In general, for skilful forecast systems, the ROC curve bends toward the top left, where hit rates are larger than false-alarm rates, and the total area under the curve is then greater than 0.5. Where the curve lies close to the diagonal, the forecast system does not provide any useful information, and the area beneath the curve is approximately 0.5. If the curve lies below the line, negative skill is indicated.
References:
Doswell, C. A., R. Davies-Jones, and D. L. Keller, 1990: On summary measures of skill in rare event forecasting based on contingency tables. Weather and Forecasting, 5, 576-585.
Harvey, L. O., K. R. Hammond, C. M. Lusk, and E. F. Mross, 1992: The application of signal detection theory to weather forecasting behavior. Monthly Weather Review,120, 863-883.

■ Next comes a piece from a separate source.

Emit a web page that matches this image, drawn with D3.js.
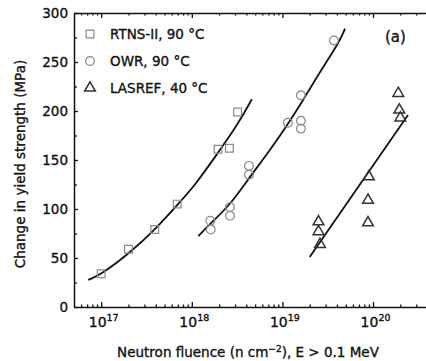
<!DOCTYPE html>
<html>
<head>
<meta charset="utf-8">
<script src="https://cdn.jsdelivr.net/npm/d3@7"></script>
<style>
  body { margin: 0; background: #fff; }
  text { font-family: "DejaVu Sans", "Liberation Sans", sans-serif; fill: #111; stroke: #111; stroke-width: 0.35; }
</style>
</head>
<body>
<div id="chart"></div>
<script>
// measured points (n/cm2, MPa)
var rtnsFluence = [1.0e17, 2.0e17, 3.9e17, 6.9e17, 1.95e18, 2.6e18, 3.2e18];
var rtnsDelta   = [34, 59, 79, 105, 161, 162, 199];

var owrFluence = [1.6e18, 1.62e18, 2.64e18, 2.64e18, 4.27e18, 4.27e18, 1.15e19, 1.6e19, 1.6e19, 1.6e19, 3.7e19];
var owrDelta   = [88, 79, 102, 93, 144, 135, 188, 216, 190, 182, 272];

var lasrefFluence = [2.5e19, 2.5e19, 2.6e19, 9.0e19, 8.8e19, 8.8e19, 1.9e20, 1.95e20, 2.0e20];
var lasrefDelta   = [87, 77, 64, 133, 109, 86, 218, 201, 193];

// fitted curves
var rtnsFitFluence = [7.2e16, 9.8e16, 2.0e17, 3.9e17, 6.9e17, 1.09e18, 1.8e18, 3.2e18, 4.6e18];
var rtnsFitDelta   = [27.6, 32.7, 54, 78.6, 104, 124.5, 153, 185.7, 212];

var owrFitFluence = [1.18e18, 1.58e18, 2.64e18, 4.27e18, 7.3e18, 1.15e19, 1.69e19, 2.6e19, 4.35e19, 4.9e19];
var owrFitDelta   = [72.4, 84.7, 104, 131.6, 160, 186.7, 211, 240, 272, 284];

var lasrefFitFluence = [2.0e19, 2.43e20];
var lasrefFitDelta   = [51, 196];

var yTicks = [0, 50, 100, 150, 200, 250, 300];
var yMinorTicks = [25, 75, 125, 175, 225, 275];
var xDecades = [1e17, 1e18, 1e19, 1e20];
var xExponents = ["17", "18", "19", "20"];

var legendNames = ["RTNS-II, 90 \u00B0C", "OWR, 90 \u00B0C", "LASREF, 40 \u00B0C"];

var width = 426, height = 361;
var margin = {left: 74, top: 13};
var plotBottom = 307, plotRight = 441;

var svg = d3.select("#chart").append("svg")
    .attr("width", width)
    .attr("height", height);

var x = d3.scaleLog()
    .domain([Math.pow(10, 16.7), Math.pow(10, 20.75)])
    .range([margin.left, plotRight]);

var y = d3.scaleLinear()
    .domain([0, 300])
    .range([plotBottom, margin.top]);

var xMinor = [];
for (var e = 16; e <= 20; e++) {
  for (var m = 2; m <= 9; m++) {
    var v = m * Math.pow(10, e);
    if (v > x.domain()[0] && v < x.domain()[1]) xMinor.push(v);
  }
}

// axes
var yAxis = svg.append("g")
    .attr("transform", "translate(" + margin.left + ",0)")
    .call(d3.axisLeft(y).tickValues(yTicks).tickSize(-4).tickSizeOuter(0).tickPadding(6));
svg.append("g")
    .attr("transform", "translate(" + margin.left + ",0)")
    .call(d3.axisLeft(y).tickValues(yMinorTicks).tickSize(-3).tickFormat(""))
    .select(".domain").remove();

var xAxis = svg.append("g")
    .attr("transform", "translate(0," + plotBottom + ")")
    .call(d3.axisBottom(x).tickValues(xDecades).tickSize(-5).tickSizeOuter(0).tickPadding(8).tickFormat(""));
svg.append("g")
    .attr("transform", "translate(0," + plotBottom + ")")
    .call(d3.axisBottom(x).tickValues(xMinor).tickSize(-2.5).tickFormat(""))
    .select(".domain").remove();

svg.append("g")
    .attr("transform", "translate(0," + margin.top + ")")
    .call(d3.axisTop(x).tickValues(xDecades).tickSize(-5).tickSizeOuter(0).tickFormat(""));
svg.append("g")
    .attr("transform", "translate(0," + margin.top + ")")
    .call(d3.axisTop(x).tickValues(xMinor).tickSize(-2.5).tickFormat(""))
    .select(".domain").remove();

svg.selectAll(".domain").attr("stroke", "#111").attr("stroke-width", 1.5);
svg.selectAll(".tick line").attr("stroke", "#111").attr("stroke-width", 1.3);

yAxis.selectAll(".tick text")
    .attr("font-size", 13.5)
    .attr("font-family", null)
    .attr("fill", "#111");

// decade labels with superscripts
xAxis.selectAll(".tick").each(function (d, i) {
  var t = d3.select(this).append("text")
      .attr("y", 20)
      .attr("x", 2)
      .attr("text-anchor", "middle")
      .attr("font-size", 14);
  t.append("tspan").text("10");
  t.append("tspan").attr("dy", -6).attr("font-size", 9.5).text(xExponents[i]);
});

// axis titles
svg.append("text")
    .attr("transform", "translate(25,164) rotate(-90)")
    .attr("text-anchor", "middle")
    .attr("font-size", 13.5)
    .text("Change in yield strength (MPa)");

var xt = svg.append("text")
    .attr("x", 248)
    .attr("y", 357)
    .attr("text-anchor", "middle")
    .attr("font-size", 13.5);
xt.append("tspan").text("Neutron fluence (n cm");
xt.append("tspan").attr("dy", -5).attr("font-size", 9).text("\u22122");
xt.append("tspan").attr("dy", 5).text("), E > 0.1 MeV");

svg.append("text")
    .attr("x", 385)
    .attr("y", 42)
    .attr("font-size", 15)
    .text("(a)");

// fitted lines
var line = d3.line()
    .x(function (d) { return x(d[0]); })
    .y(function (d) { return y(d[1]); })
    .curve(d3.curveBasis);

var fits = [
  d3.zip(rtnsFitFluence, rtnsFitDelta),
  d3.zip(owrFitFluence, owrFitDelta),
  d3.zip(lasrefFitFluence, lasrefFitDelta)
];
svg.selectAll(".fit")
    .data(fits)
    .enter().append("path")
    .attr("class", "fit")
    .attr("d", line)
    .attr("fill", "none")
    .attr("stroke", "#111")
    .attr("stroke-width", 1.8);

// markers
var square = d3.symbol().type(d3.symbolSquare).size(60);
var circle = d3.symbol().type(d3.symbolCircle).size(60);
var triangle = d3.symbol().type(d3.symbolTriangle).size(50);

function drawSeries(fl, vals, sym, col, sw) {
  svg.append("g").selectAll("path")
      .data(d3.zip(fl, vals))
      .enter().append("path")
      .attr("d", sym)
      .attr("transform", function (d) { return "translate(" + x(d[0]) + "," + y(d[1]) + ")"; })
      .attr("fill", "none")
      .attr("stroke", col)
      .attr("stroke-width", sw);
}
drawSeries(rtnsFluence, rtnsDelta, square, "#8a8a8a", 1.2);
drawSeries(owrFluence, owrDelta, circle, "#8a8a8a", 1.2);
drawSeries(lasrefFluence, lasrefDelta, triangle, "#333", 1.5);

// legend
var legSyms = [square, circle, triangle];
var legCols = ["#8a8a8a", "#8a8a8a", "#333"];
var leg = svg.selectAll(".leg")
    .data(legendNames)
    .enter().append("g")
    .attr("class", "leg")
    .attr("transform", function (d, i) { return "translate(90," + (34 + i * 27) + ")"; });
leg.append("path")
    .attr("d", function (d, i) { return legSyms[i](); })
    .attr("fill", "none")
    .attr("stroke", function (d, i) { return legCols[i]; })
    .attr("stroke-width", function (d, i) { return i === 2 ? 1.5 : 1.2; });
leg.append("text")
    .attr("x", 20)
    .attr("y", 5)
    .attr("font-size", 13.5)
    .text(function (d) { return d; });
</script>
</body>
</html>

Mason, I., 1979: On reducing probability forecasts to yes/no forecasts. Monthly Weather Review, 107, 207-211.
Mason, I., 1982: A model for assessment of weather forecasts. Australian Meteorological Magazine, 30, 291-303.
Mason, S. J. and N. E. Graham, 1999: Conditional probabilities, relative operating characteristics and relative operating levels. Weather and Forecasting, in press.
Murphy, A. H. and R. L. Winkler, 1987: A general framework for forecast verification. Monthly Weather Review, 115, 1330-1338.
Olsen, R. H., 1965: On the use of Bayes theorem in estimating false alarm rates. Monthly Weather Review, 93, 557-558.
Swets, J. A., 1973: The relative operating characteristic in psychology. Science, 182, 990-1000.
Wilks, D. S., 1995: Statistical Methods in the Atmospheric Sciences. Academic Press, 467 pp.